Great Plains Studies, Center for

 

Date of this Version

Fall 2008

Citation

Great Plains Quarterly Volume 28, Number 4, Fall 2008, pp. 334-35.

Comments

Copyright 2008 by the Center for Great Plains Studies, University of Nebraska-Lincoln.

Abstract

I swear I once read in one of my mother's Reader's Digests: "This is a book that all true Americans should be forced to read." Maybe that's a false memory from my youth, but Living Blue in the Red States certainly is one of those books.

Living Blue in the Red States should have a "No Spin Zone" warning on the cover-it could be dangerous for politicians to read. The pollsters and punsters would have us believe we live in the bowels of a Blue state/Red state monster, each political splinter group desperately clinging to its little wedge issue of cheese floating about in the politicians' vitriol. David Romtvedt, Poet Laureate of Wyoming, reminds us that "the coding of our states as red or blue . . . tells us very little about the people with whom we are passing our lives."

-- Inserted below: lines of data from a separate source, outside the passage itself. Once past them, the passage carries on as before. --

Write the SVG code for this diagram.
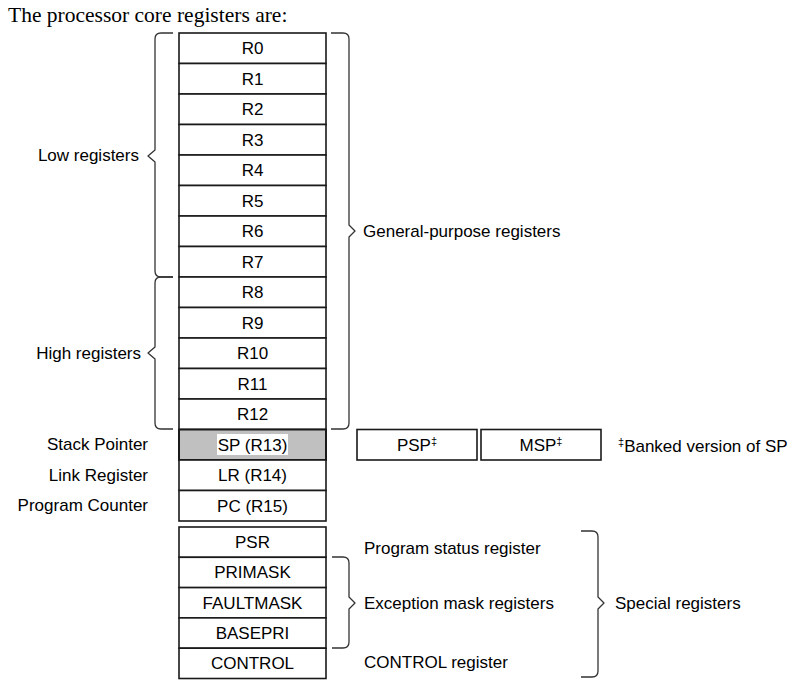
<svg xmlns="http://www.w3.org/2000/svg" width="802" height="699" viewBox="0 0 802 699">
<style>
.box{fill:#fff;stroke:#1a1a1a;stroke-width:1.6}
.sp{fill:#c0c0c0;stroke:#1a1a1a;stroke-width:2}
.t{font-family:"Liberation Sans",Arial,sans-serif;font-size:17px;fill:#000}
.c{text-anchor:middle}
.r{text-anchor:end}
.br{fill:none;stroke:#333;stroke-width:1.3;stroke-linejoin:round}
.sup{font-size:11px}
</style>
<rect width="802" height="699" fill="#fff"/>
<text x="8" y="22" font-family="'Liberation Serif','Times New Roman',serif" font-size="21.5" fill="#000">The processor core registers are:</text>

<g id="R0"><rect class="box" x="179" y="33" width="147" height="30.5"/><text class="t c" x="252.5" y="54">R0</text></g>
<g id="R1"><rect class="box" x="179" y="63.5" width="147" height="30.5"/><text class="t c" x="252.5" y="84.5">R1</text></g>
<g id="R2"><rect class="box" x="179" y="94" width="147" height="30.5"/><text class="t c" x="252.5" y="115">R2</text></g>
<g id="R3"><rect class="box" x="179" y="124.5" width="147" height="30.5"/><text class="t c" x="252.5" y="145.5">R3</text></g>
<g id="R4"><rect class="box" x="179" y="155" width="147" height="30.5"/><text class="t c" x="252.5" y="176">R4</text></g>
<g id="R5"><rect class="box" x="179" y="185.5" width="147" height="30.5"/><text class="t c" x="252.5" y="206.5">R5</text></g>
<g id="R6"><rect class="box" x="179" y="216" width="147" height="30.5"/><text class="t c" x="252.5" y="237">R6</text></g>
<g id="R7"><rect class="box" x="179" y="246.5" width="147" height="30.5"/><text class="t c" x="252.5" y="267.5">R7</text></g>
<g id="R8"><rect class="box" x="179" y="277" width="147" height="30.5"/><text class="t c" x="252.5" y="298">R8</text></g>
<g id="R9"><rect class="box" x="179" y="307.5" width="147" height="30.5"/><text class="t c" x="252.5" y="328.5">R9</text></g>
<g id="R10"><rect class="box" x="179" y="338" width="147" height="30.5"/><text class="t c" x="252.5" y="359">R10</text></g>
<g id="R11"><rect class="box" x="179" y="368.5" width="147" height="30.5"/><text class="t c" x="252.5" y="389.5">R11</text></g>
<g id="R12"><rect class="box" x="179" y="399" width="147" height="30.5"/><text class="t c" x="252.5" y="420">R12</text></g>
<g id="SP"><rect class="sp" x="179" y="429.5" width="147" height="30.5"/><rect x="217" y="434" width="71" height="21" fill="#fff"/><text class="t c" x="252.5" y="450.5">SP (R13)</text></g>
<g id="LR"><rect class="box" x="179" y="460" width="147" height="30.5"/><text class="t c" x="252.5" y="481">LR (R14)</text></g>
<g id="PC"><rect class="box" x="179" y="490.5" width="147" height="30.5"/><text class="t c" x="252.5" y="511.5">PC (R15)</text></g>

<g id="PSR"><rect class="box" x="179" y="527" width="147" height="30.3"/><text class="t c" x="252.5" y="548">PSR</text></g>
<g id="PRIMASK"><rect class="box" x="179" y="557.3" width="147" height="30.3"/><text class="t c" x="252.5" y="578.3">PRIMASK</text></g>
<g id="FAULTMASK"><rect class="box" x="179" y="587.6" width="147" height="30.3"/><text class="t c" x="252.5" y="608.6">FAULTMASK</text></g>
<g id="BASEPRI"><rect class="box" x="179" y="617.9" width="147" height="30.3"/><text class="t c" x="252.5" y="638.9">BASEPRI</text></g>
<g id="CONTROL"><rect class="box" x="179" y="648.2" width="147" height="30.3"/><text class="t c" x="252.5" y="669.2">CONTROL</text></g>

<g id="PSP"><rect class="box" x="357" y="429.5" width="120" height="30.5"/><text class="t c" x="417" y="450.5">PSP<tspan class="sup" dy="-6">‡</tspan></text></g>
<g id="MSP"><rect class="box" x="481" y="429.5" width="120" height="30.5"/><text class="t c" x="541" y="450.5">MSP<tspan class="sup" dy="-6">‡</tspan></text></g>
<g id="note"><text class="t" x="618" y="452"><tspan class="sup" dy="-6">‡</tspan><tspan dy="6">Banked version of SP</tspan></text></g>

<g id="labels">
<text class="t r" x="139" y="161">Low registers</text>
<text class="t r" x="141" y="359">High registers</text>
<text class="t r" x="148" y="450">Stack Pointer</text>
<text class="t r" x="148" y="480.5">Link Register</text>
<text class="t r" x="148" y="511">Program Counter</text>
<text class="t" x="363" y="237">General-purpose registers</text>
<text class="t" x="364" y="554">Program status register</text>
<text class="t" x="364" y="609">Exception mask registers</text>
<text class="t" x="364" y="668">CONTROL register</text>
<text class="t" x="615" y="609">Special registers</text>
</g>

<g id="connectors">
<path class="br" d="M173,33 H161 Q155,33 155,39 V150 L148,156 L155,162 V271 Q155,277 161,277 H173"/>
<path class="br" d="M173,277 H161 Q155,277 155,283 V347 L148,353 L155,359 V423 Q155,429 161,429 H173"/>
<path class="br" d="M331,33 H343 Q349,33 349,39 V225 L355,231 L349,237 V423 Q349,429 343,429 H331"/>
<path class="br" d="M332,557 H343 Q349,557 349,563 V597 L355,603 L349,609 V642 Q349,648 343,648 H332"/>
<path class="br" d="M581,531 H592 Q598,531 598,537 V597 L604,603 L598,609 V671 Q598,677 592,677 H581"/>
</g>
</svg>
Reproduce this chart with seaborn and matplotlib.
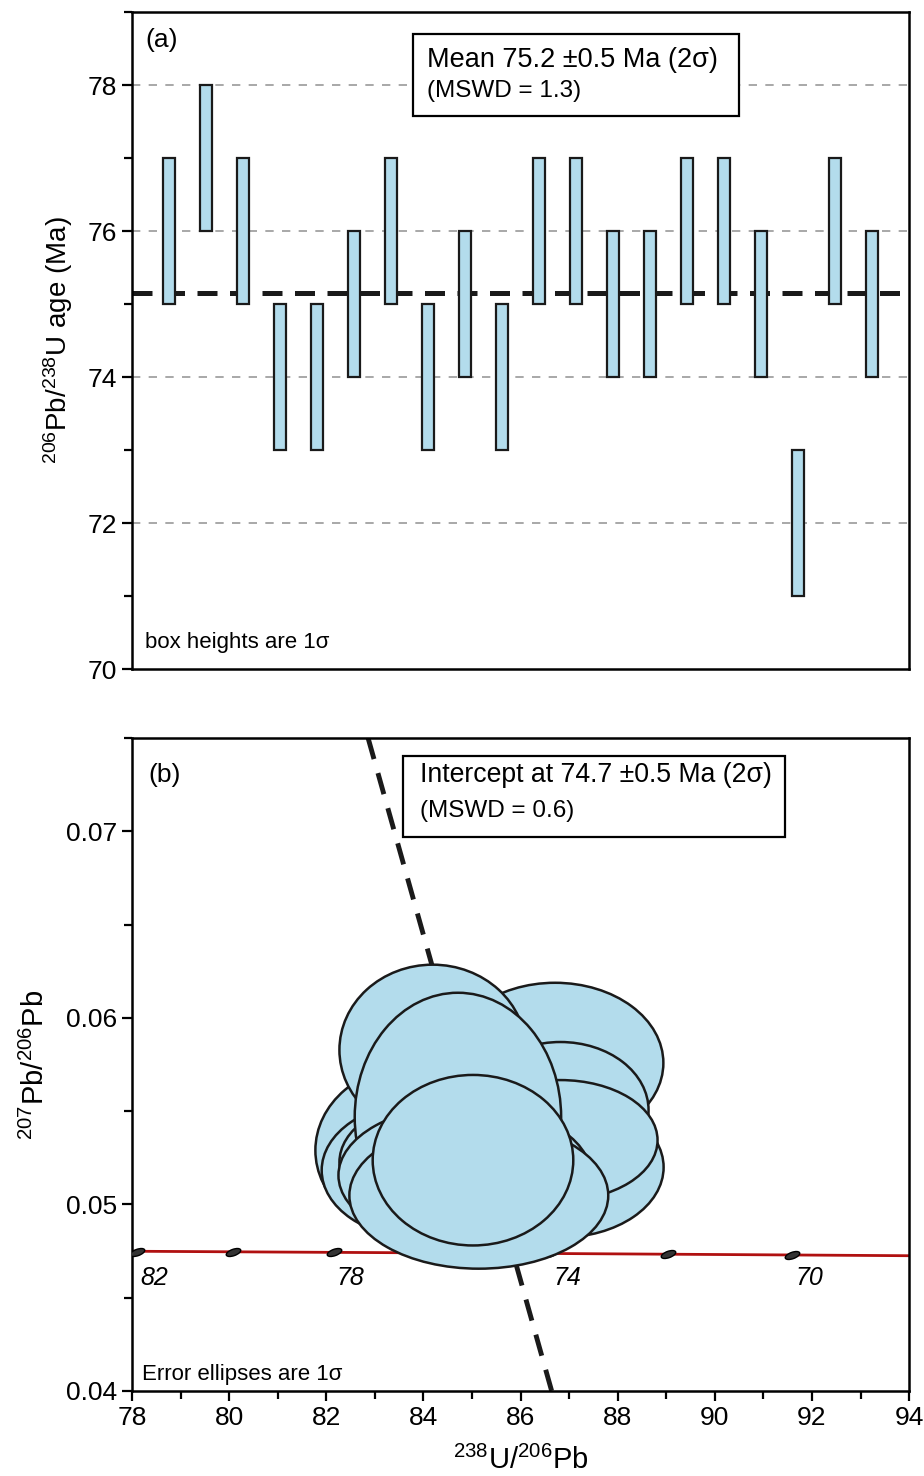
import numpy as np
import matplotlib
matplotlib.use("Agg")
import matplotlib.pyplot as plt
from matplotlib.patches import Ellipse, Rectangle
from matplotlib.markers import MarkerStyle
from matplotlib.transforms import Affine2D
import seaborn as sns
import pandas as pd

# (a) 206Pb/238U spot ages, box half-height = 1 sigma
spot_no = [1, 2, 3, 4, 5, 6, 7, 8, 9, 10, 11, 12, 13, 14, 15, 16, 17, 18, 19, 20]
spot_age = [76, 77, 76, 74, 74, 75, 76, 74, 75, 74, 76, 76, 75, 75, 76, 76, 75, 72, 76, 75]
spot_err = [1, 1, 1, 1, 1, 1, 1, 1, 1, 1, 1, 1, 1, 1, 1, 1, 1, 1, 1, 1]
mean_age = 75.15

# (b) Tera-Wasserburg error ellipses (drawn back to front)
ell_u = [86.71, 86.82, 86.82, 86.82, 83.84, 83.97, 84.19, 84.13, 84.71, 84.85, 85.14, 85.02]
ell_pb = [0.05758, 0.05505, 0.05199, 0.05344, 0.05290, 0.05183, 0.05828, 0.05226,
          0.05468, 0.05156, 0.05048, 0.05237]
ell_w = [4.46, 3.63, 4.25, 4.00, 4.13, 4.13, 3.84, 3.72, 4.25, 5.20, 5.33, 4.13]
ell_h = [0.0086, 0.00731, 0.00753, 0.00645, 0.00914, 0.00731, 0.00914, 0.00645,
         0.01333, 0.00753, 0.00785, 0.00914]

# concordia curve and age marks (Ma)
curve_u = [78.0, 82.15, 86.61, 91.59, 94.0]
curve_pb = [0.04749, 0.04743, 0.04737, 0.04729, 0.04725]
conc_age = [82, 80, 78, 76, 74, 72, 70]
conc_u = [78.11, 80.08, 82.15, 84.32, 86.61, 89.03, 91.59]
conc_pb = [0.04747, 0.04745, 0.04743, 0.04740, 0.04737, 0.04733, 0.04729]
label_age = [82, 78, 74, 70]

# discordia
disc_u = [82.86, 86.64]
disc_pb = [0.075, 0.040]

fill = "#b3dcec"

sns.set_style("ticks")
plt.rcParams["font.family"] = ["Liberation Sans", "DejaVu Sans"]
plt.rcParams["mathtext.fontset"] = "custom"
plt.rcParams["mathtext.rm"] = "Liberation Sans"
plt.rcParams["mathtext.default"] = "regular"
plt.rcParams["text.color"] = "black"
plt.rcParams["axes.labelcolor"] = "black"
plt.rcParams["xtick.color"] = "black"
plt.rcParams["ytick.color"] = "black"

fig = plt.figure(figsize=(9.24, 14.76), dpi=100)
ax1 = fig.add_axes([0.1429, 0.5467, 0.841, 0.4451])
ax2 = fig.add_axes([0.1429, 0.0576, 0.841, 0.4424])

for ax in (ax1, ax2):
    for s in ax.spines.values():
        s.set_linewidth(1.8)
        s.set_color("black")
    ax.tick_params(axis="both", which="both", direction="out", width=1.6,
                   labelsize=19, colors="black")
    ax.tick_params(which="major", length=7)
    ax.tick_params(which="minor", length=6)

# ---- panel (a)
for g in [72, 74, 76, 78]:
    ax1.axhline(g, color="#999999", lw=1.2, dashes=(5, 5), zorder=1)
ax1.axhline(mean_age, color="#1a1a1a", lw=3.6, dashes=(4, 2.5), zorder=2)
bottoms = [a - e for a, e in zip(spot_age, spot_err)]
heights = [2 * e for e in spot_err]
ax1.bar(spot_no, heights, bottom=bottoms, width=0.32, color=fill,
        edgecolor="#1a1a1a", linewidth=1.6, zorder=3)
ax1.set_xlim(0, 21)
ax1.set_ylim(70, 79)
ax1.set_xticks([])
ax1.set_yticks([70, 72, 74, 76, 78])
ax1.set_yticks([71, 73, 75, 77, 79], minor=True)
ax1.set_ylabel("$^{206}$Pb/$^{238}$U age (Ma)", fontsize=20, labelpad=9)

ax1.text(0.0167, 0.957, "(a)", transform=ax1.transAxes, fontsize=19, va="center")
ax1.add_patch(Rectangle((0.3616, 0.8417), 0.4196, 0.1248, transform=ax1.transAxes,
                        facecolor="white", edgecolor="black", lw=1.6, zorder=5))
ax1.text(0.3797, 0.927, "Mean 75.2 \u00b10.5 Ma (2\u03c3)", transform=ax1.transAxes,
         fontsize=19.5, va="center", zorder=6)
ax1.text(0.3797, 0.880, "(MSWD = 1.3)", transform=ax1.transAxes,
         fontsize=17.5, va="center", zorder=6)
ax1.text(0.0167, 0.040, "box heights are 1\u03c3", transform=ax1.transAxes,
         fontsize=16, va="center")

# ---- panel (b)
ax2.plot(disc_u, disc_pb, color="#1a1a1a", lw=3.5, dashes=(4.5, 3), zorder=1)
df_curve = pd.DataFrame({"u": curve_u, "pb": curve_pb})
sns.lineplot(data=df_curve, x="u", y="pb", ax=ax2, color="#b01010", lw=2,
             sort=False, zorder=2)
for x, y, w, h in zip(ell_u, ell_pb, ell_w, ell_h):
    ax2.add_patch(Ellipse((x, y), w, h, facecolor=fill, edgecolor="#1a1a1a",
                          lw=1.8, zorder=4))
mk = MarkerStyle("o", transform=Affine2D().scale(1.0, 0.42).rotate_deg(20))
ax2.plot(conc_u, conc_pb, ls="none", marker=mk, ms=11, color="#333333",
         mec="black", mew=1.0, zorder=3)
for a, x in zip(conc_age, conc_u):
    if a in label_age:
        ax2.text(x + 0.35, 0.04608, str(a), fontsize=18, style="italic",
                 ha="center", va="center")

ax2.set_xlim(78, 94)
ax2.set_ylim(0.04, 0.075)
ax2.set_xticks(np.arange(78, 95, 2))
ax2.set_xticks(np.arange(79, 94, 2), minor=True)
ax2.set_yticks([0.04, 0.05, 0.06, 0.07])
ax2.set_yticks([0.045, 0.055, 0.065, 0.075], minor=True)
ax2.set_yticklabels(["0.04", "0.05", "0.06", "0.07"])
ax2.set_xlabel("$^{238}$U/$^{206}$Pb", fontsize=21, labelpad=12)
ax2.set_ylabel("$^{207}$Pb/$^{206}$Pb", fontsize=21, labelpad=12)

ax2.text(0.0206, 0.943, "(b)", transform=ax2.transAxes, fontsize=19, va="center")
ax2.add_patch(Rectangle((0.3488, 0.8484), 0.4916, 0.124, transform=ax2.transAxes,
                        facecolor="white", edgecolor="black", lw=1.6, zorder=5))
ax2.text(0.3707, 0.9433, "Intercept at 74.7 \u00b10.5 Ma (2\u03c3)", transform=ax2.transAxes,
         fontsize=19.2, va="center", zorder=6)
ax2.text(0.3707, 0.888, "(MSWD = 0.6)", transform=ax2.transAxes,
         fontsize=17.5, va="center", zorder=6)
ax2.text(0.0129, 0.0245, "Error ellipses are 1\u03c3", transform=ax2.transAxes,
         fontsize=16, va="center")

fig.savefig("out.png", dpi=100)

Meanwhile, back in Nebraska, Jonis Agee's narrator does something ordinary: bring in a man to get rid of pesky raccoons on her property. A rational act by a person who thinks she's in control of her life, she rediscovers for us something about politics that is one of the major themes of this book-that all our actions have consequences that resonate far beyond what we may think of as our own sphere of influence. As the left keeps chanting about the war in Iraq, "It's all about the oil," these writers spell it out for us-"Politics: It's all about the people."